Out of Money but Not Resources

With Aid Cut Off, Palestinians Turn to Each Other to Get By

Washington Post Foreign Service
Friday, May 12, 2006; Page A01

BEIT IKSA, West Bank -- At the end of last month, a crowd gathered in the town hall here to take part in an unusual act. About 75 people, all employees of the Palestinian Authority, were getting paid.

Like the rest of the 150,000 Palestinian civil servants, the teachers, bureaucrats and policemen here had not received a paycheck for nearly two months, the result of a freeze in international aid following Hamas's victory in January legislative elections.


Palestinian taxi drivers in Nablus stand by cars idled by a lack of fuel. With the government unable to make payroll, many drivers refuse fares.
Palestinian taxi drivers in Nablus stand by cars idled by a lack of fuel. With the government unable to make payroll, many drivers refuse fares. (By Nasser Ishtayeh -- Associated Press)

But this village has a patron, a native son who prospered in the United Arab Emirates. Although he has returned to his birthplace only a handful of times since leaving with his family following the 1967 Middle East war, over the years Zuhair Jubran has remembered his village in trying times, few more so than now.

With the government unable to make payroll, Jubran decided he would. Each public employee, including teachers from neighboring villages who work in Beit Iksa's boys and girls schools, has started receiving a monthly salary of $325 from Jubran's private accounts.

As their government withers without international aid, Palestinians are tailoring modest lives to desperate times. Bartering, borrowing and doing without, thousands of people in the West Bank and the Gaza Strip are improvising their way through a deepening financial crisis with help from native sons, virtual strangers and each other.

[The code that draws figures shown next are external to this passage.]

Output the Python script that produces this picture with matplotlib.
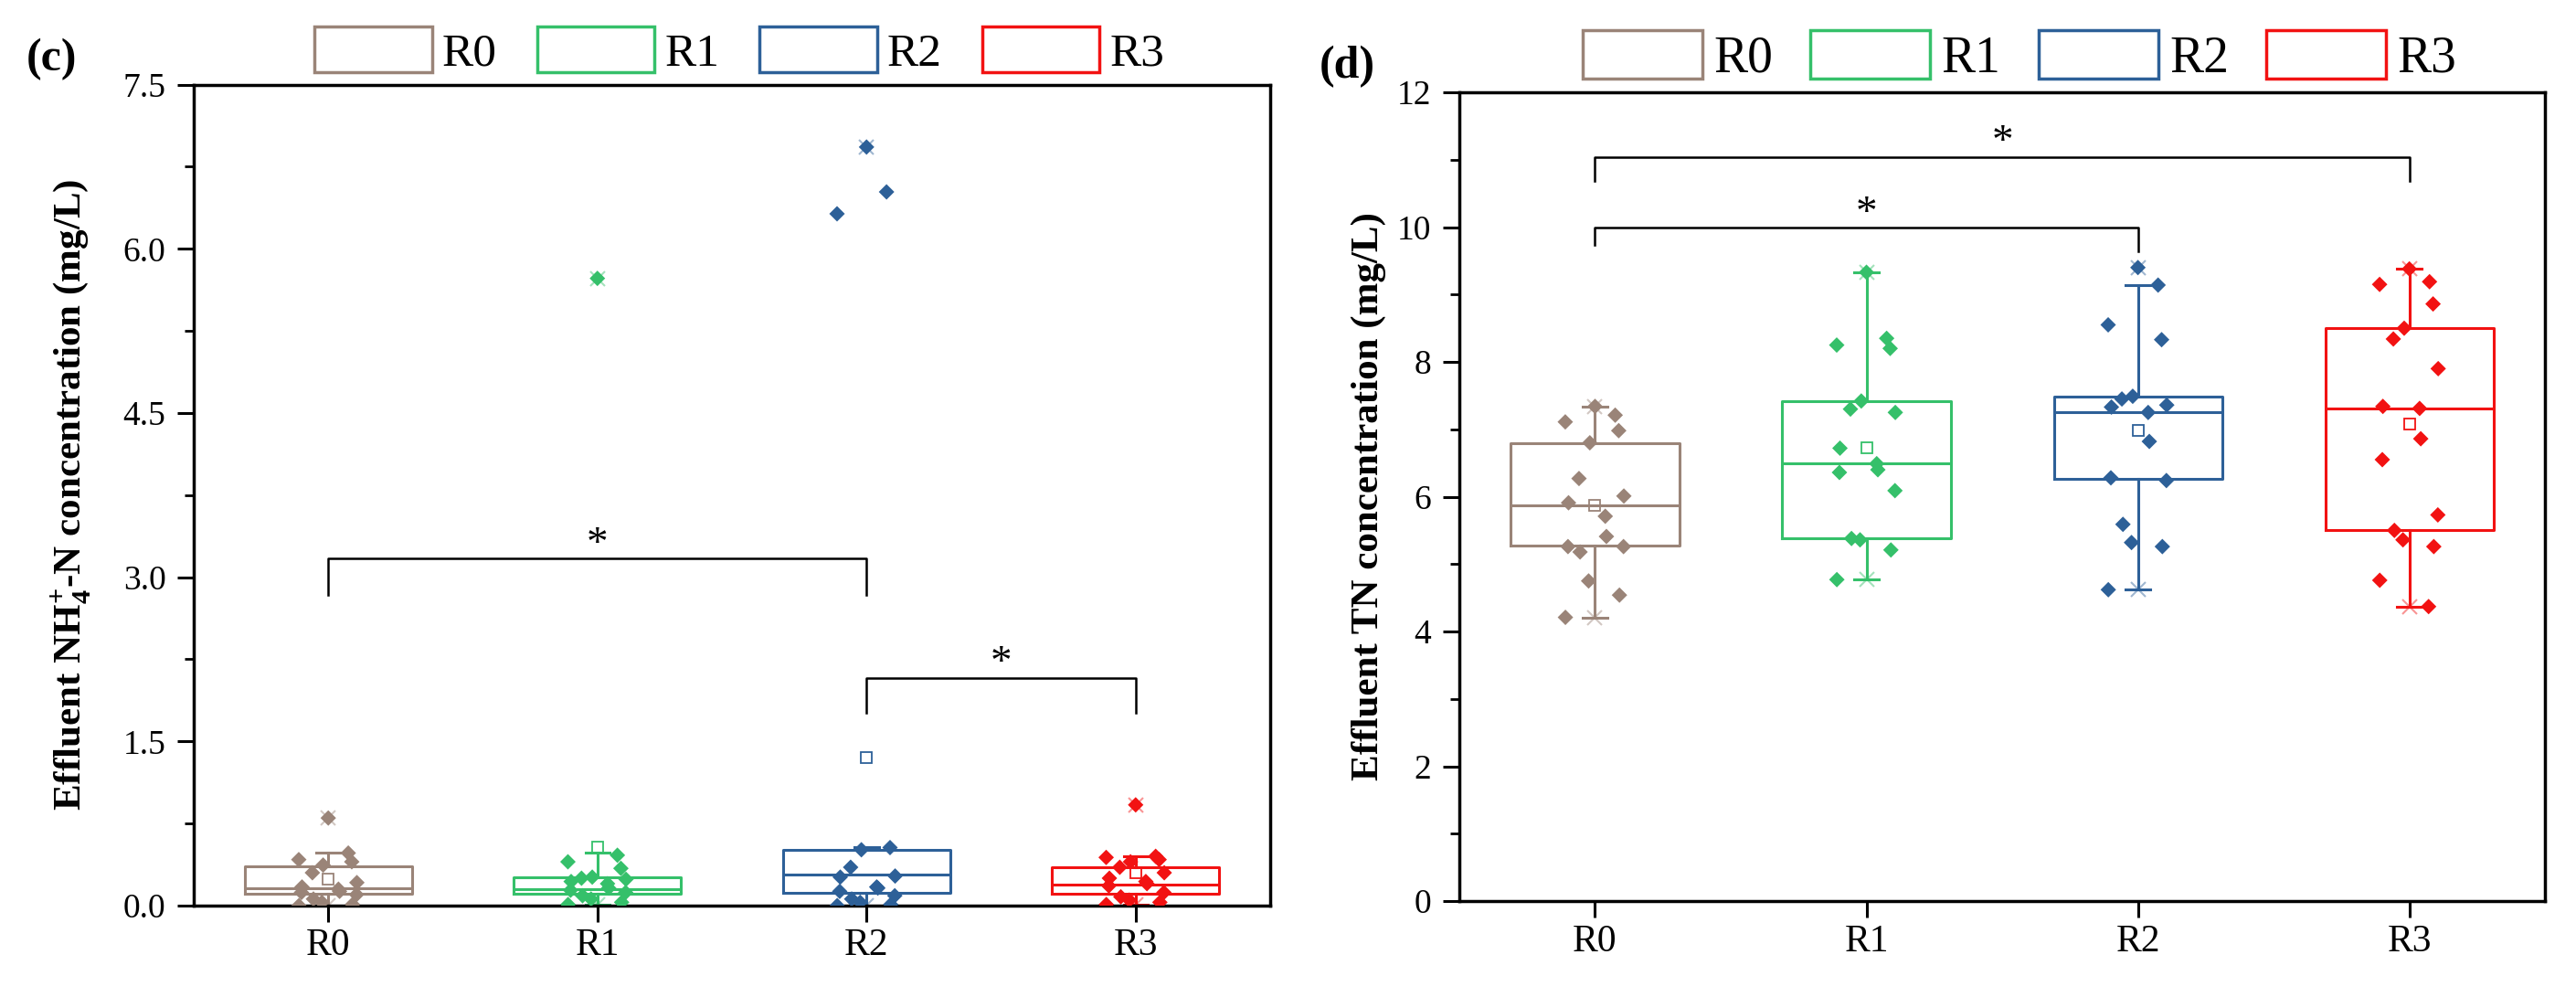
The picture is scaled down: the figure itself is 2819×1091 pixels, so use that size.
import matplotlib

matplotlib.use("Agg")
import matplotlib.pyplot as plt  # noqa: E402
import numpy as np  # noqa: E402
from matplotlib.patches import Patch  # noqa: E402
from matplotlib.ticker import FormatStrFormatter, MultipleLocator  # noqa: E402

plt.rcParams["font.family"] = ["Liberation Serif", "DejaVu Serif"]
plt.rcParams["mathtext.fontset"] = "custom"
plt.rcParams["mathtext.rm"] = "Liberation Serif"
plt.rcParams["mathtext.bf"] = "Liberation Serif:bold"

groups = ["R0", "R1", "R2", "R3"]
colors = ["#9a8478", "#35c06a", "#2d6098", "#f21212"]

# panel (c): effluent NH4+-N (mg/L)
nh4_r0 = [0.80, 0.48, 0.42, 0.40, 0.37, 0.30, 0.21, 0.17, 0.15, 0.13, 0.12, 0.10, 0.06, 0.03, 0.01, 0.00]
nh4_r1 = [5.73, 0.46, 0.40, 0.34, 0.26, 0.25, 0.24, 0.22, 0.20, 0.16, 0.14, 0.12, 0.09, 0.06, 0.03, 0.01]
nh4_r2 = [6.93, 6.52, 6.32, 0.53, 0.51, 0.35, 0.27, 0.26, 0.17, 0.16, 0.13, 0.09, 0.06, 0.03, 0.01, 0.00]
nh4_r3 = [0.92, 0.45, 0.44, 0.42, 0.40, 0.35, 0.30, 0.25, 0.22, 0.20, 0.18, 0.12, 0.08, 0.05, 0.03, 0.01]
nh4_q1 = [0.11, 0.11, 0.12, 0.11]
nh4_med = [0.16, 0.15, 0.28, 0.19]
nh4_q3 = [0.36, 0.26, 0.51, 0.35]
nh4_lo = [0.00, 0.01, 0.00, 0.01]
nh4_hi = [0.48, 0.48, 0.53, 0.45]
nh4_mean = [0.24, 0.53, 1.35, 0.30]
nh4_brackets = [(0, 2, 3.17, 0.33, 0.33), (2, 3, 2.08, 0.32, 0.32)]

# panel (d): effluent TN (mg/L)
tn_r0 = [7.34, 7.21, 7.11, 6.98, 6.80, 6.27, 6.01, 5.91, 5.71, 5.41, 5.26, 5.26, 5.18, 4.75, 4.54, 4.21]
tn_r1 = [9.33, 8.35, 8.25, 8.20, 7.42, 7.30, 7.25, 6.72, 6.49, 6.40, 6.36, 6.09, 5.38, 5.36, 5.21, 4.77]
tn_r2 = [9.40, 9.14, 8.55, 8.33, 7.49, 7.45, 7.36, 7.33, 7.25, 6.82, 6.28, 6.24, 5.59, 5.32, 5.26, 4.62]
tn_r3 = [9.38, 9.19, 9.15, 8.86, 8.50, 8.34, 7.90, 7.34, 7.31, 6.86, 6.55, 5.73, 5.50, 5.36, 5.26, 4.76, 4.37]
tn_q1 = [5.27, 5.39, 6.26, 5.50]
tn_med = [5.87, 6.50, 7.25, 7.31]
tn_q3 = [6.80, 7.42, 7.48, 8.50]
tn_lo = [4.21, 4.77, 4.62, 4.37]
tn_hi = [7.33, 9.33, 9.14, 9.38]
tn_mean = [5.87, 6.72, 6.99, 7.08]
tn_brackets = [(0, 3, 11.04, 0.36, 0.36), (0, 2, 9.99, 0.25, 0.35)]


def jitter(n):
    return 0.11 * np.sin(np.arange(n) * 2.39996)


def draw_panel(ax, data, q1, med, q3, lo, hi, mean, brackets, ymax, leg):
    for i, (vals, c) in enumerate(zip(data, colors)):
        pos = i + 1
        st = dict(q1=q1[i], med=med[i], q3=q3[i], whislo=lo[i], whishi=hi[i], fliers=[])
        lp = dict(color=c, linewidth=2.2)
        ax.bxp([st], positions=[pos], widths=0.62, capwidths=0.09, showfliers=False,
               boxprops=lp, whiskerprops=lp, capprops=lp, medianprops=lp)
        vals = np.asarray(vals)
        ax.scatter(pos + jitter(len(vals)), vals, marker="D", s=75, color=c,
                   edgecolors="none", zorder=3)
        ax.plot([pos, pos], [vals.min(), vals.max()], "x", color=c, alpha=0.45,
                ms=11, mew=1.5, zorder=2)
        ax.plot(pos, mean[i], "s", mfc="none", mec=c, ms=8, mew=1.3, zorder=4)
    for a, b, y, da, db in brackets:
        ax.plot([a + 1, a + 1, b + 1, b + 1], [y - da, y, y, y - db], color="k", lw=1.8)
        ax.text((a + b) / 2 + 1, y + 0.004 * ymax, "*", ha="center", va="baseline",
                fontsize=34)
    ax.set_xlim(0.5, 4.5)
    ax.set_ylim(0, ymax)
    ax.set_xticks(range(1, 5))
    ax.set_xticklabels(groups)
    for s in ax.spines.values():
        s.set_linewidth(2.5)
    ax.tick_params(direction="out", length=13, width=2.2, top=False, right=False)
    ax.tick_params(axis="x", labelsize=30, pad=5)
    ax.tick_params(axis="y", labelsize=27, pad=9)
    ax.tick_params(which="minor", direction="out", length=7, width=2.0)
    size, hl, hh, cs, lx, ly = leg
    handles = [Patch(facecolor="white", edgecolor=c, linewidth=2.5) for c in colors]
    ax.legend(handles, groups, loc="center", bbox_to_anchor=(lx, ly), ncol=4,
              frameon=False, fontsize=size, handlelength=hl, handleheight=hh,
              handletextpad=0.22, columnspacing=cs, borderaxespad=0, borderpad=0)


fig = plt.figure(figsize=(28.19, 10.91), dpi=100)
ax1 = fig.add_axes([0.0752, 0.0917, 0.4179, 0.8234])
ax2 = fig.add_axes([0.5665, 0.0962, 0.4215, 0.8112])

draw_panel(ax1, [nh4_r0, nh4_r1, nh4_r2, nh4_r3], nh4_q1, nh4_med, nh4_q3,
           nh4_lo, nh4_hi, nh4_mean, nh4_brackets, 7.5,
           (37, 2.5, 1.13, 0.85, 0.507, 1.041))
ax1.yaxis.set_major_locator(MultipleLocator(1.5))
ax1.yaxis.set_minor_locator(MultipleLocator(0.75))
ax1.yaxis.set_major_formatter(FormatStrFormatter("%.1f"))
ax1.set_ylabel(r"Effluent NH$_\mathbf{4}^\mathbf{+}$-N concentration (mg/L)",
               fontsize=31, fontweight="bold")
ax1.yaxis.set_label_coords(-0.093, 0.5)

draw_panel(ax2, [tn_r0, tn_r1, tn_r2, tn_r3], tn_q1, tn_med, tn_q3,
           tn_lo, tn_hi, tn_mean, tn_brackets, 12,
           (40, 2.36, 1.08, 0.74, 0.516, 1.044))
ax2.yaxis.set_major_locator(MultipleLocator(2))
ax2.yaxis.set_minor_locator(MultipleLocator(1))
ax2.set_ylabel("Effluent TN concentration (mg/L)", fontsize=31, fontweight="bold")
ax2.yaxis.set_label_coords(-0.067, 0.5)

fig.text(0.020, 0.940, "(c)", fontsize=36, fontweight="bold", ha="center", va="center")
fig.text(0.523, 0.933, "(d)", fontsize=36, fontweight="bold", ha="center", va="center")

fig.savefig("out.png", dpi=100)
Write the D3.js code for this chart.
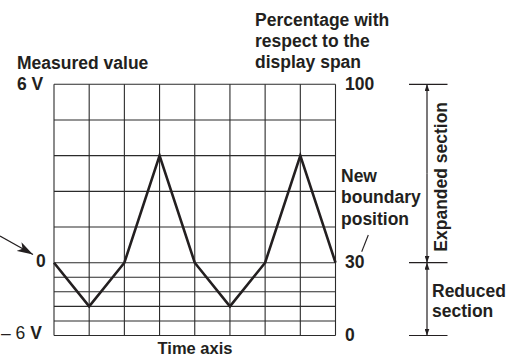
<!DOCTYPE html>
<html>
<head>
<meta charset="utf-8">
<script src="https://cdn.jsdelivr.net/npm/d3@7"></script>
<style>
  html, body { margin: 0; padding: 0; background: #fff; }
  svg { display: block; }
  text { font-family: "Liberation Sans", Arial, Helvetica, sans-serif; fill: #231f20; }
</style>
</head>
<body>
<svg id="chart" width="509" height="358"></svg>
<script>
// ---- data ----
const timeDivisions = [0, 1, 2, 3, 4, 5, 6, 7, 8];
const measuredValues = [0, -3.6, 0, 3.6, 0, -3.6, 0, 3.6, 0];
const upperGridValues = [1.2, 2.4, 3.6, 4.8];
const lowerGridValues = [-4.8, -3.6, -2.4, -1.2];
const voltageDomain = [-6, 0, 6];
const percentDomain = [0, 30, 100];
const percentLabels = ["0", "30", "100"];
const titleLeft = "Measured value";
const titleRight = ["Percentage with", "respect to the", "display span"];
const boundaryNote = ["New", "boundary", "position"];
const xTitle = "Time axis";

// ---- layout ----
const W = 509, H = 358;
const L = 54, R = 335.5, T = 84.3, B = 335.5, Z = 262.7;
const svg = d3.select("#chart");
const ink = "#231f20";
const fs = "17.5px";

const x = d3.scaleLinear().domain([0, 8]).range([L, R]);
const y = d3.scaleLinear().domain(voltageDomain).range([B, Z, T]);
const p = d3.scaleLinear().domain(percentDomain).range([B, Z, T]);

// grid
const g = svg.append("g").attr("stroke", "#2b2b2b").attr("stroke-width", 1.1).attr("fill", "none");
g.selectAll("line.v").data(timeDivisions).join("line")
  .attr("x1", d => x(d)).attr("x2", d => x(d)).attr("y1", T).attr("y2", B);
g.selectAll("line.h").data([...voltageDomain, ...upperGridValues, ...lowerGridValues]).join("line")
  .attr("x1", L).attr("x2", R).attr("y1", d => y(d)).attr("y2", d => y(d));

// waveform
svg.append("path")
  .datum(timeDivisions.map((t, i) => [t, measuredValues[i]]))
  .attr("fill", "none").attr("stroke", ink).attr("stroke-width", 2.6)
  .attr("stroke-linejoin", "miter")
  .attr("d", d3.line().x(d => x(d[0])).y(d => y(d[1])));

// text helpers
function txt(s, xx, yy, weight = "bold", anchor = "start") {
  return svg.append("text").attr("x", xx).attr("y", yy)
    .attr("font-size", fs).attr("font-weight", weight).attr("text-anchor", anchor).text(s);
}

// left labels
txt(titleLeft, 17, 69);
txt("6 V", 17, 89.5);
txt("0", 36, y(0) + 4.5);
const neg = svg.append("text").attr("x", 1).attr("y", 339).attr("font-size", fs);
neg.append("tspan").attr("font-weight", "normal").text("\u2013 6 ");
neg.append("tspan").attr("font-weight", "bold").text("V");

// left arrow pointing at 0
const defs = svg.append("defs");
defs.append("marker").attr("id", "bigArrow").attr("viewBox", "0 0 16 10")
  .attr("refX", 16).attr("refY", 5).attr("markerWidth", 16).attr("markerHeight", 10)
  .attr("markerUnits", "userSpaceOnUse").attr("orient", "auto")
  .append("path").attr("d", "M0,0 L16,5 L0,10 L4,5 Z").attr("fill", ink);
svg.append("line").attr("x1", 0).attr("y1", 236).attr("x2", 33).attr("y2", 254.5)
  .attr("stroke", ink).attr("stroke-width", 1.2).attr("marker-end", "url(#bigArrow)");

// right labels
titleRight.forEach((s, i) => txt(s, 255, 25.5 + i * 21));
percentLabels.forEach((s, i) => txt(s, 345, p(percentDomain[i]) + 5.5));
boundaryNote.forEach((s, i) => txt(s, 341, 182 + i * 21.3));
svg.append("line").attr("x1", 368.3).attr("y1", 235).attr("x2", 361.7).attr("y2", 251.7)
  .attr("stroke", ink).attr("stroke-width", 1.1);

// dimension brackets
const bx = 427;
defs.append("marker").attr("id", "smallArrow").attr("viewBox", "0 0 7 5")
  .attr("refX", 7).attr("refY", 2.5).attr("markerWidth", 7).attr("markerHeight", 5)
  .attr("markerUnits", "userSpaceOnUse").attr("orient", "auto")
  .append("path").attr("d", "M0,0 L7,2.5 L0,5 Z").attr("fill", ink);
[100, 30, 0].forEach(v => {
  svg.append("line").attr("x1", 409).attr("x2", 447.5).attr("y1", p(v)).attr("y2", p(v))
    .attr("stroke", ink).attr("stroke-width", 1.2);
});
[[30, 100], [30, 0]].forEach(([a, b]) => {
  const mid = (p(a) + p(b)) / 2;
  [a, b].forEach(v => {
    svg.append("line").attr("x1", bx).attr("x2", bx).attr("y1", mid).attr("y2", p(v))
      .attr("stroke", ink).attr("stroke-width", 1.2).attr("marker-end", "url(#smallArrow)");
  });
});
svg.append("text").attr("transform", "translate(446.5,251.7) rotate(-90)")
  .attr("font-size", fs).attr("font-weight", "bold").text("Expanded section");
txt("Reduced", 432, 297);
txt("section", 432, 317);

// x title
txt(xTitle, 195, 353.5, "bold", "middle").attr("font-size", "16.5px");
</script>
</body>
</html>
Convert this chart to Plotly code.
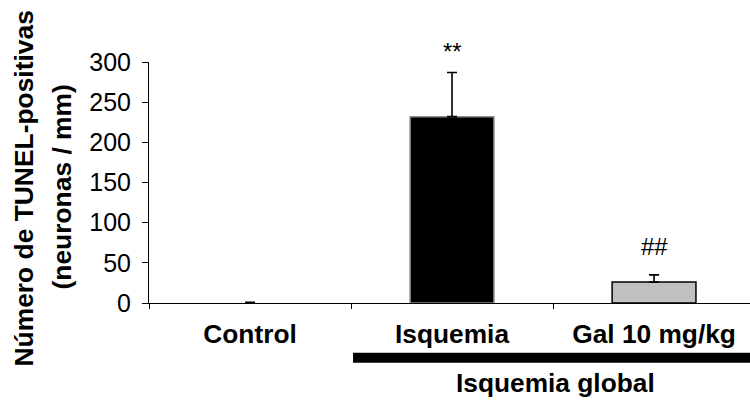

Government salaries directly or indirectly sustain roughly 1 million people in the occupied territories, and in places such as this one the money serves as the economic lifeblood of the community. Town officials say a majority of the village's roughly 2,000 people rely on Palestinian Authority salaries as their chief source of income.

"We'd reached a critical period when some people had nothing at all," said Anan Zayyed, 36, who teaches math and science at the Beit Iksa Girls Primary School, a small hillside campus with a view of the Jerusalem-Tel Aviv highway.

So the families who live here in old stone homes along one-lane streets are paring back spending, selling off assets and heirlooms, running up large tabs at corner markets and worrying about the weeks ahead. Construction sites sit abandoned, vegetable markets are empty.

But now, the people here say, a new set of social rules is taking hold.

A family with enough money to prepare a large dinner one night will share a dish or two with neighbors. Taxi drivers decline to collect fares. Civil servants with other sources of income -- grown children, usually, in other parts of the world -- ask that their monthly payments from Jubran be given to those who need it more.

"We're like a role model, an example for nearby villages," said Bages Muhesen, 70, the bespectacled head of the town council. "But we have someone to help, and the others do not."

In this village set among terraced hillsides a few miles north of Jerusalem, there is a palpable anger toward Israel and the United States, which they blame most for their impoverishment.